While the vast majority of citizens are Muslim, there is considerable diversity within Turkish Islam. Most of Turkey’s Muslims are Sunni, but a considerable minority are adherents of Alevism, a distinctive subgroup often classified as a branch of Shia Islam.

“Catholics are a very small minority, but now we have many Christian refugees from Iraq, Syria, Iran, Afghanistan, Africa. They are now more numerous than local Christians,” Bizzeti said.

“Unfortunately they are without pastors, without nuns, without catechists and they do not have the possibility to open a chapel, a cultural center, a school, a sports center of Christian inspiration.”

“Their condition is very hard and they cannot leave the city where they have been sent without a police permit, which is often not given. They are far from the churches and therefore do not have Mass even on Christmas, Easter, etc.”

“A very hard condition also because the Christian West has unfortunately closed all its doors and very few families manage to emigrate to a country where there is real religious freedom and Christian churches.”

“The Muslim population is good and respect us, but does not know Christianity and is often full of prejudices towards Christians.”

The bishop believes that, despite being a tiny minority, Christians are a vital presence in Turkey, as well as in nearby Middle Eastern countries.

“Turkey is very important for Christianity because our roots are here and because the Christian traditions of the churches in Turkey are very rich, varied, and have a very beautiful theological heritage,” he said.

“Furthermore, Christians in the Middle East have always been important in recent centuries precisely to avoid a growth of Muslim religious fundamentalism and for their contribution to a civil society attentive to human rights. Christian culture is necessary for the whole Middle East, there is no doubt.”

He continued: “A Middle East without the presence of Christians would be poorer and more exposed to fundamentalist tendencies. Furthermore, Christians and Muslims have lived together in the Ottoman Empire for centuries and those who claim that coexistence is impossible are mistaken.”

“Turkey plays an important role in the history of salvation because God has always been faithful to the places he has chosen as the terrain in which to make the history of salvation grow. It is the Western Christians of today who seem to have forgotten this.”

In the past year, Bizzeti has led his flock through the coronavirus crisis, which has hit the Turkish economy hard.

The country is normally a popular tourist destination.
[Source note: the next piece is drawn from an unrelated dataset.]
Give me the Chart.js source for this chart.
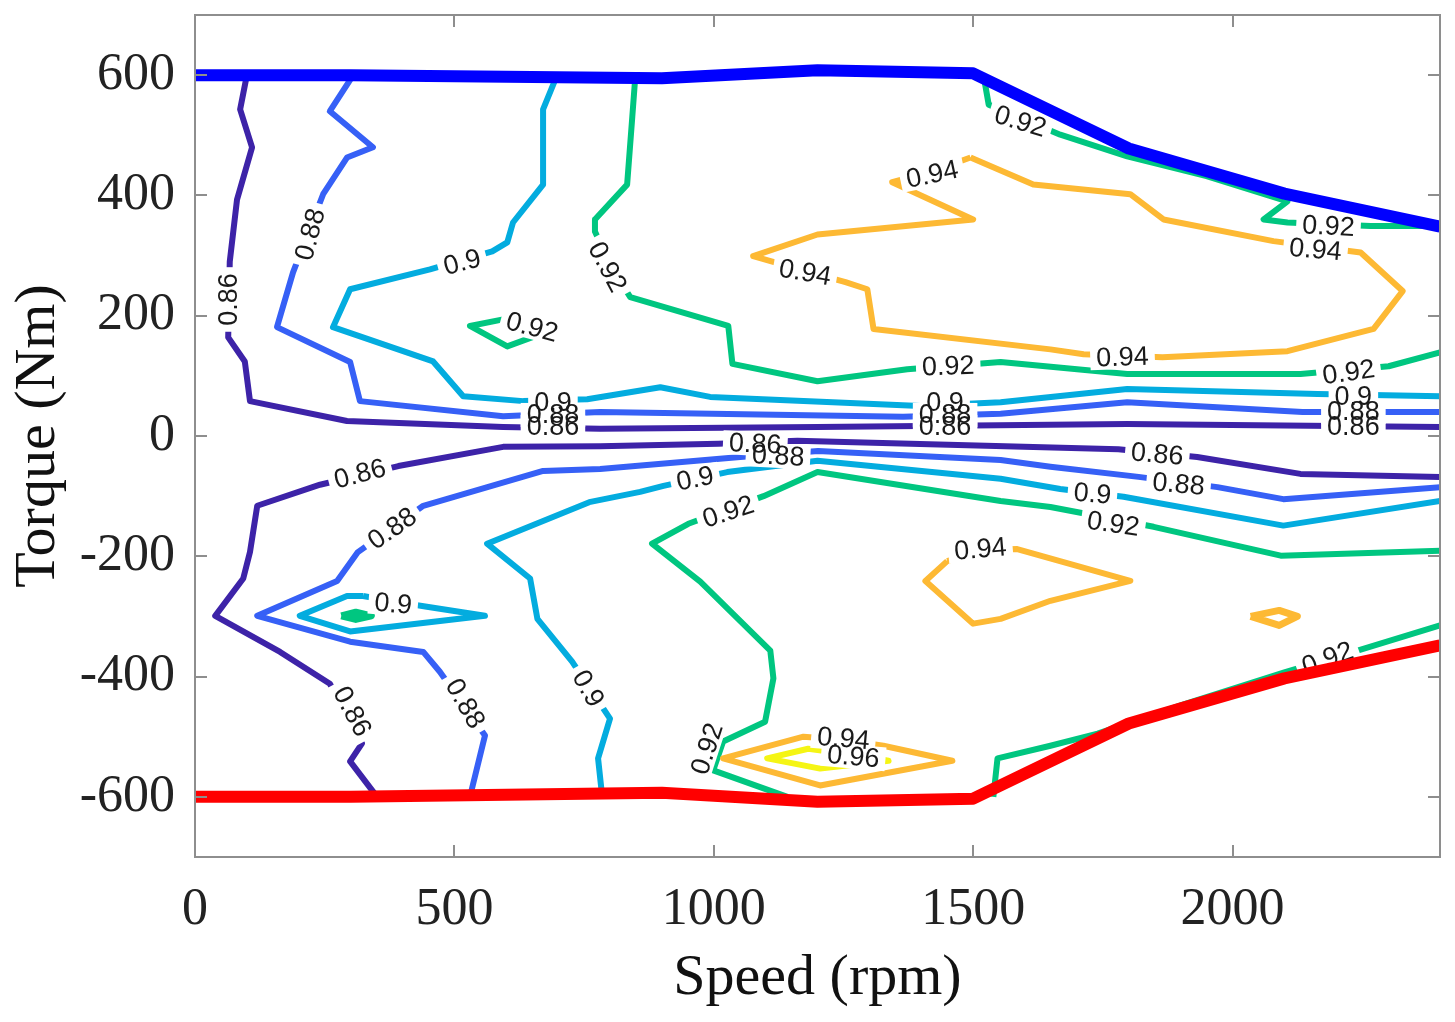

But Turkey’s tourism ministry reported that visitors fell by 69% in 2020, with revenues dropping from $34.5 billion in 2019 to around $12 billion.

The country has recorded more than five million COVID-19 cases and over 50,000 deaths as of July 16, according to the Johns Hopkins Coronavirus Resource Center.

“Christians suffered like all other citizens and together with them. The mosques were closed as well as the churches,” Bizzeti said.

“It is the Christian refugees who have suffered the most both for economic reasons and for isolation and for not being able to go to the formative and liturgical moments that were held in other cities.”

And yet, despite all the difficulties of being a Christian in Turkey amid a global pandemic, Bizzeti stressed that he saw signs of hope.

“I rejoiced and rejoice very much to see that Jesus Christ continues to call people of all kinds to the Christian faith: agnostics, atheists, Muslims, Alevis, etc., to form even today a small people who give witness to the Gospel and to the person of him, the only Savior of the world,” he said.

“We have catechumens in all our parishes. We have people who come from Iran and Afghanistan in search of Christ because they met him in a dream or through a website, a book, a person.”

“It is wonderful to see how the risen Jesus continues to be the protagonist of evangelization, through his Holy Spirit and in the most unthinkable ways.”

“The thing that pains me most is that there are few pastoral workers for these people whom Christ calls. There seems to be little willingness in the West to come to this country to guard and train God’s people.”